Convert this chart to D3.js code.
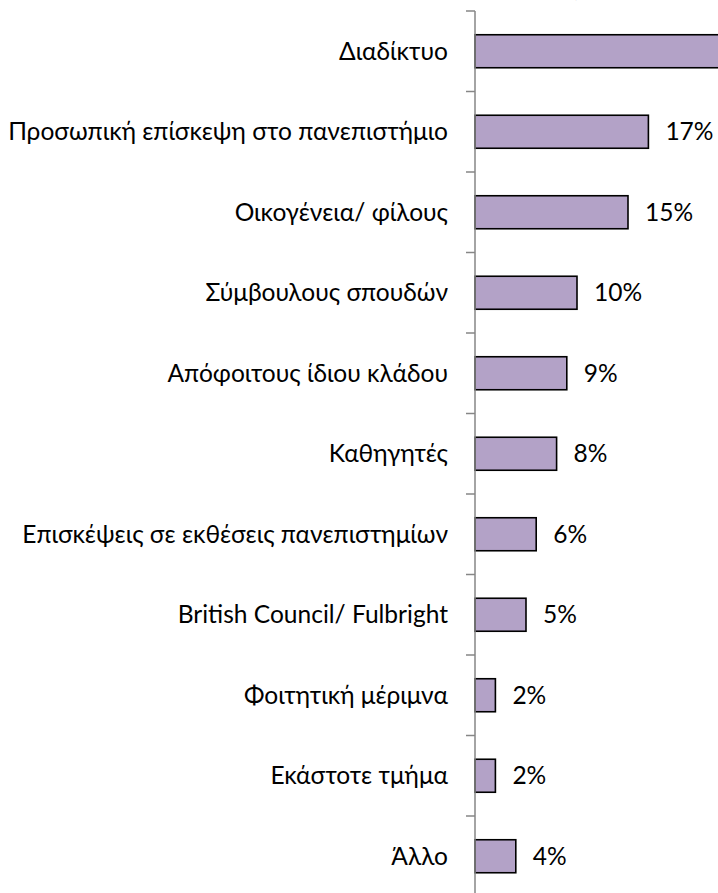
<!DOCTYPE html>
<html><head><meta charset="utf-8">
<script src="https://cdn.jsdelivr.net/npm/d3@7"></script>
<style>html,body{margin:0;padding:0;background:#fff;overflow:hidden}</style>
</head><body>
<svg id="c" width="718" height="893"></svg>
<script>
const categories = ["Διαδίκτυο","Προσωπική επίσκεψη στο πανεπιστήμιο","Οικογένεια/ φίλους","Σύμβουλους σπουδών","Απόφοιτους ίδιου κλάδου","Καθηγητές","Επισκέψεις σε εκθέσεις πανεπιστημίων","British Council/ Fulbright","Φοιτητική μέριμνα","Εκάστοτε τμήμα","Άλλο"];
const values = [27,17,15,10,9,8,6,5,2,2,4];
const valueLabels = ["27%","17%","15%","10%","9%","8%","6%","5%","2%","2%","4%"];
const title = "Πηγές πληροφόρησης";

(function(){
const svg = d3.select("#c");
const font = "Lato, 'Open Sans', sans-serif";
const axisX = 475, plotTop = 11, step = 80.5;
const y = d3.scaleBand().domain(categories).range([plotTop, plotTop + step*categories.length]).paddingInner(0.59).paddingOuter(0.295);
const x = d3.scaleLinear().domain([0,30]).range([axisX, axisX + 306]);

svg.append("text").attr("x", 632).attr("y", -4).attr("text-anchor","middle")
  .attr("font-family", font).attr("font-weight","bold").attr("font-size", 24).attr("fill","#000").text(title);

svg.selectAll("rect.bar").data(categories).enter().append("rect").attr("class","bar")
  .attr("x", x(0)).attr("y", d => y(d)).attr("height", y.bandwidth())
  .attr("width", (d,i) => x(values[i]) - x(0))
  .attr("fill","#B3A2C7").attr("stroke","#000").attr("stroke-width",1.6);

svg.selectAll("text.val").data(categories).enter().append("text").attr("class","val")
  .attr("x", (d,i) => x(values[i]) + 17).attr("y", d => y(d) + y.bandwidth()/2)
  .attr("dy","0.35em").attr("font-family", font).attr("font-size", 20).attr("fill","#000")
  .text((d,i) => valueLabels[i]);

const labs = svg.selectAll("text.cat").data(categories).enter().append("text").attr("class","cat")
  .attr("x", 448).attr("y", d => y(d) + y.bandwidth()/2).attr("dy","0.35em")
  .attr("text-anchor","end").attr("font-family", font).attr("font-size", 20).attr("fill","#000")
  .text(d => d);
const w = labs.nodes()[1].getComputedTextLength();
const fs = 20 * 440 / w;
labs.attr("font-size", fs);
svg.selectAll("text.val").attr("font-size", fs);

const pad = (y.step() - y.bandwidth())/2;
const bounds = categories.map(c => y(c) - pad).concat([y(categories[categories.length-1]) + y.bandwidth() + pad]);
svg.selectAll("line.tick").data(bounds).enter().append("line").attr("class","tick")
  .attr("x1", axisX - 9).attr("x2", axisX).attr("y1", d => d).attr("y2", d => d)
  .attr("stroke","#868686").attr("stroke-width",1.5);
svg.append("line").attr("x1", axisX).attr("x2", axisX).attr("y1", plotTop).attr("y2", bounds[bounds.length-1])
  .attr("stroke","#868686").attr("stroke-width",1.5);
})();
</script>
</body></html>
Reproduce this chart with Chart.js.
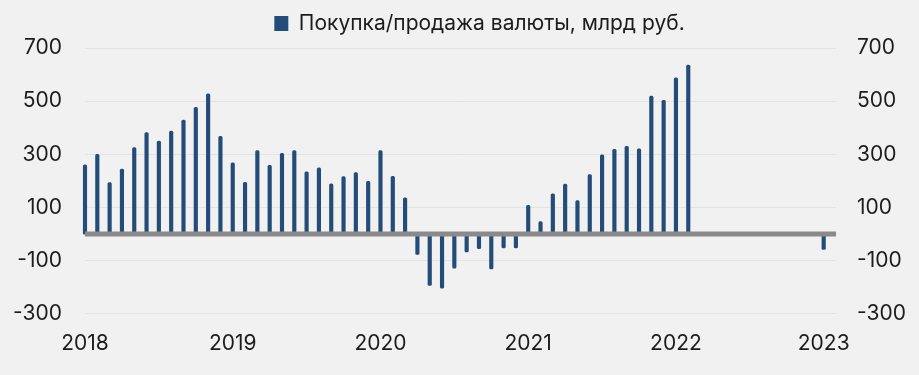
<!DOCTYPE html>
<html lang="ru">
<head>
  <meta charset="UTF-8">
  <title>Покупка/продажа валюты</title>
  <script src="https://cdn.jsdelivr.net/npm/chart.js"></script>
  <style>
    html, body {
      margin: 0;
      padding: 0;
      background: #f1f1f1;
    }
    .wrap {
      width: 919px;
      height: 375px;
    }
  </style>
</head>
<body>
  <div class="wrap"><canvas id="fxChart"></canvas></div>

  <script>
    // данные, млрд руб., помесячно с янв. 2018 по фев. 2023
    const years = ['2018', '2019', '2020', '2021', '2022', '2023'];
    const v2018 = [260, 300, 194, 244, 325, 382, 350, 387, 429, 477, 528, 368];
    const v2019 = [268, 195, 314, 259, 304, 314, 234, 249, 189, 216, 231, 198];
    const v2020 = [314, 217, 136, -77, -193, -204, -128, -67, -55, -131, -52, -52];
    const v2021 = [108, 47, 151, 188, 126, 224, 298, 319, 330, 321, 519, 503];
    const v2022 = [588, 636, null, null, null, null, null, null, null, null, null, null];
    const v2023 = [-58, null];
    const yTicks = [700, 500, 300, 100, -100, -300];

    const values = [].concat(v2018, v2019, v2020, v2021, v2022, v2023);
    const months = [];
    years.forEach(y => {
      for (let m = 1; m <= 12; m++) {
        if (months.length < values.length) months.push(y + '-' + String(m).padStart(2, '0'));
      }
    });

    const font = { family: 'Inter', size: 21 };
    const textColor = '#1c1c1c';

    const bgPlugin = {
      id: 'bg',
      beforeDraw(chart) {
        const c = chart.ctx;
        c.save();
        c.fillStyle = '#f1f1f1';
        c.fillRect(0, 0, chart.width, chart.height);
        c.restore();
      }
    };

    // легенда чуть выше графика и смещена вправо, как в оригинале
    const legendTweak = {
      id: 'legendTweak',
      beforeInit(chart) {
        const fit = chart.legend.fit;
        chart.legend.fit = function () {
          fit.bind(chart.legend)();
          this.height += 4;
        };
      },
      afterLayout(chart) {
        chart.legend.left += 20;
        chart.legend.right += 20;
      }
    };

    new Chart(document.getElementById('fxChart'), {
      type: 'bar',
      data: {
        labels: months,
        datasets: [
          {
            type: 'line',
            label: 'zero',
            data: months.map(() => 0),
            borderColor: '#8a8a8a',
            borderWidth: 5,
            pointRadius: 0,
            clip: false,
            order: 0
          },
          {
            label: 'Покупка/продажа валюты, млрд руб.',
            data: values,
            backgroundColor: '#234c78',
            barThickness: 3.5,
            borderRadius: 1.5,
            borderSkipped: false,
            clip: false,
            order: 1
          }
        ]
      },
      options: {
        responsive: true,
        maintainAspectRatio: false,
        animation: false,
        layout: { padding: { top: 3, bottom: 10 } },
        plugins: {
          tooltip: { enabled: false },
          legend: {
            position: 'top',
            labels: {
              font: { family: 'Inter', size: 21 },
              color: textColor,
              boxWidth: 14,
              boxHeight: 15,
              padding: 10,
              filter: item => item.text !== 'zero'
            }
          }
        },
        scales: {
          x: {
            offset: false,
            grid: { display: false },
            border: { display: false },
            ticks: {
              autoSkip: false,
              maxRotation: 0,
              padding: 9,
              color: textColor,
              font: font,
              callback: function (val, i) {
                const lbl = months[i];
                return lbl.endsWith('-01') ? lbl.slice(0, 4) : '';
              }
            }
          },
          y: {
            position: 'left',
            min: -300,
            max: 700,
            afterBuildTicks: s => { s.ticks = yTicks.map(v => ({ value: v })); },
            afterFit: s => { s.width = 85; },
            grid: { color: '#e3e3e3', drawTicks: false },
            border: { display: false },
            ticks: { padding: 23, color: textColor, font: font }
          },
          y2: {
            position: 'right',
            min: -300,
            max: 700,
            afterBuildTicks: s => { s.ticks = yTicks.map(v => ({ value: v })); },
            afterFit: s => { s.width = 83; },
            grid: { display: false, drawTicks: false },
            border: { display: false },
            ticks: { padding: 21, color: textColor, font: font }
          }
        }
      },
      plugins: [bgPlugin, legendTweak]
    });
  </script>
</body>
</html>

◇ ◇ ◇

Set exercise:
Set down the lines running from the one with "Reproduce this chart with Chart.js." through the one with "const yTicks = [700, 500, 300, 100, -100, -300];", both ends kept, exactly and with no pictures.

Output:
Reproduce this chart with Chart.js.
<!DOCTYPE html>
<html lang="ru">
<head>
  <meta charset="UTF-8">
  <title>Покупка/продажа валюты</title>
  <script src="https://cdn.jsdelivr.net/npm/chart.js"></script>
  <style>
    html, body {
      margin: 0;
      padding: 0;
      background: #f1f1f1;
    }
    .wrap {
      width: 919px;
      height: 375px;
    }
  </style>
</head>
<body>
  <div class="wrap"><canvas id="fxChart"></canvas></div>

  <script>
    // данные, млрд руб., помесячно с янв. 2018 по фев. 2023
    const years = ['2018', '2019', '2020', '2021', '2022', '2023'];
    const v2018 = [260, 300, 194, 244, 325, 382, 350, 387, 429, 477, 528, 368];
    const v2019 = [268, 195, 314, 259, 304, 314, 234, 249, 189, 216, 231, 198];
    const v2020 = [314, 217, 136, -77, -193, -204, -128, -67, -55, -131, -52, -52];
    const v2021 = [108, 47, 151, 188, 126, 224, 298, 319, 330, 321, 519, 503];
    const v2022 = [588, 636, null, null, null, null, null, null, null, null, null, null];
    const v2023 = [-58, null];
    const yTicks = [700, 500, 300, 100, -100, -300];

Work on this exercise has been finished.